Federal Courts and Nominations

OP-ED: Senate Rightly Rejected Bork, Must Scrutinize All Supreme Court Nominees

In a Washington Post piece last week, retired federal Judge James Robertson laments the Senate’s rejection of Robert Bork’s confirmation to the Supreme Court 30 years ago as an event ultimately leading to what Judge Robertson views as the undue politicization of the judicial confirmation process. As a “peace offering,” Judge Robertson advises Senate Democrats not to oppose the confirmation of current Supreme Court nominee Neil Gorsuch.

I learned from Judge Robertson’s piece that we have something in common. Back in 1987, we were both among the many lawyers working to compile the record of then-nominee Robert Bork, showing that Bork was unfit to serve on our nation’s highest court. The commonality, however, apparently ends there.
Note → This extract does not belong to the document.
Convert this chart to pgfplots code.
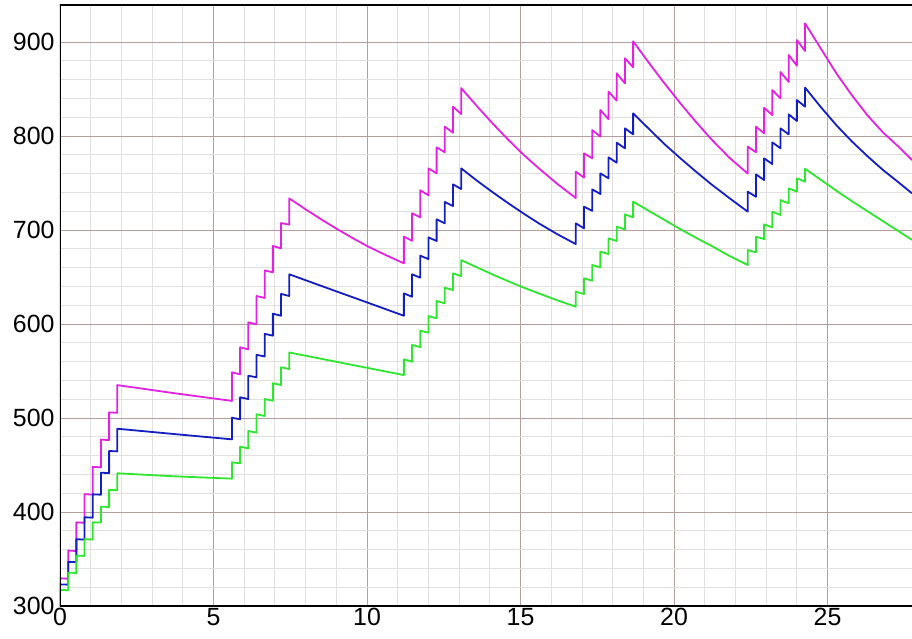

According to Robertson, “I regret my part in what I now regard as a terrible political mistake.”

Well, I don’t regret my part at all (however inconsequential it may have been), nor do I regard the Senate’s rejection of Bork’s confirmation as a “political mistake.” Anyone with the twisted views of our Constitution that Bork had, including of the constitutional guarantees of equality under the law and the equal dignity of all persons, as well as of the civil rights laws implementing those fundamental rights, has no place on the Supreme Court.

During law school, I’d had a front row seat to Bork’s crabbed, harmful views of equality. In 1978, during my final year at Yale, the gay and lesbian law student group to which I belonged asked the faculty to require law firms and other employers who were given the privilege of using the law school’s facilities to interview students to confirm that they did not engage in sexual orientation discrimination in hiring. The school’s policy already required such a representation as to other forms of discrimination, including on the basis of race and sex.

Bork, then on the Yale Law School faculty, reacted with venomous opposition, writing a memo to his faculty colleagues that began, “There is no need to rehearse at length the intellectual emptiness of the arguments put forward on behalf of this proposal.” The proposal, however, “won handily.”

As it happened, that same semester, I was also enrolled in Bork’s class on antitrust law. Bork sometimes sprinkled his in-class remarks with his views on matters unrelated to antitrust, including his belief that law firms should not be required to hire anyone – including women – they did not want to hire. It was quite a class.

At the end of the semester, after final exams, Bork gave me the highest grade possible. How ironic I thought – Bork found no fault with my substantive abilities (at least insofar as his class was concerned), yet thought it should be permissible for a law firm not to hire me because I’m gay, or because I’m a woman, or both.

After Bork was nominated to the Supreme Court, the scrutiny of his far more public record confirmed what I had seen personally at Yale. This was someone whose skewed, dangerous legal philosophy was disqualifying for a Supreme Court nominee.

That Bork’s confirmation was rejected, and that Anthony Kennedy was subsequently confirmed to the Court instead, had consequences of monumental proportions for the good, not the least of which was Justice Kennedy’s opinion for the Court in Obergefell v. Hodges, a 5-4 ruling that the Constitution requires marriage equality for same-sex couples. There can be no doubt which side of that ruling Bork would have been on.

While I disagree with Judge Robertson that the Senate’s rejection of Bork’s nomination was a “political mistake,” I do share his view that the judicial confirmation process has become too politicized. As evidence, one need look no further than the unprecedented refusal last year by Senate Republicans to give President Obama’s nominee to the Supreme Court, Merrick Garland, any consideration whatsoever, instead holding the vacancy on the Court open in the hope that a Republican would be elected to the White House. Nothing could be more politicized than that.

Nevertheless, I disagree that Democratic Senators should now unilaterally disarm, apparently by refusing to scrutinize the record of current Supreme Court nominee Neil Gorsuch. That scrutiny is required for Senators to carry out their constitutional obligation to consent, or not, to a judicial nominee. The American people have a right to know, for example, whether, for Judge Gorsuch, constitutional time stopped in the late 18th Century, or whether he can demonstrate fidelity to the whole Constitution, including the Reconstruction Amendments adopted in the wake of the Civil War that wrote guarantees of equality under the law for all persons into our nation’s charter.

As we learned from the Bork nomination, there’s nothing politicized or inappropriate about such scrutiny; to the contrary, a failure by the Senate to engage in such an examination as to any Supreme Court nominee could have profoundly harmful consequences.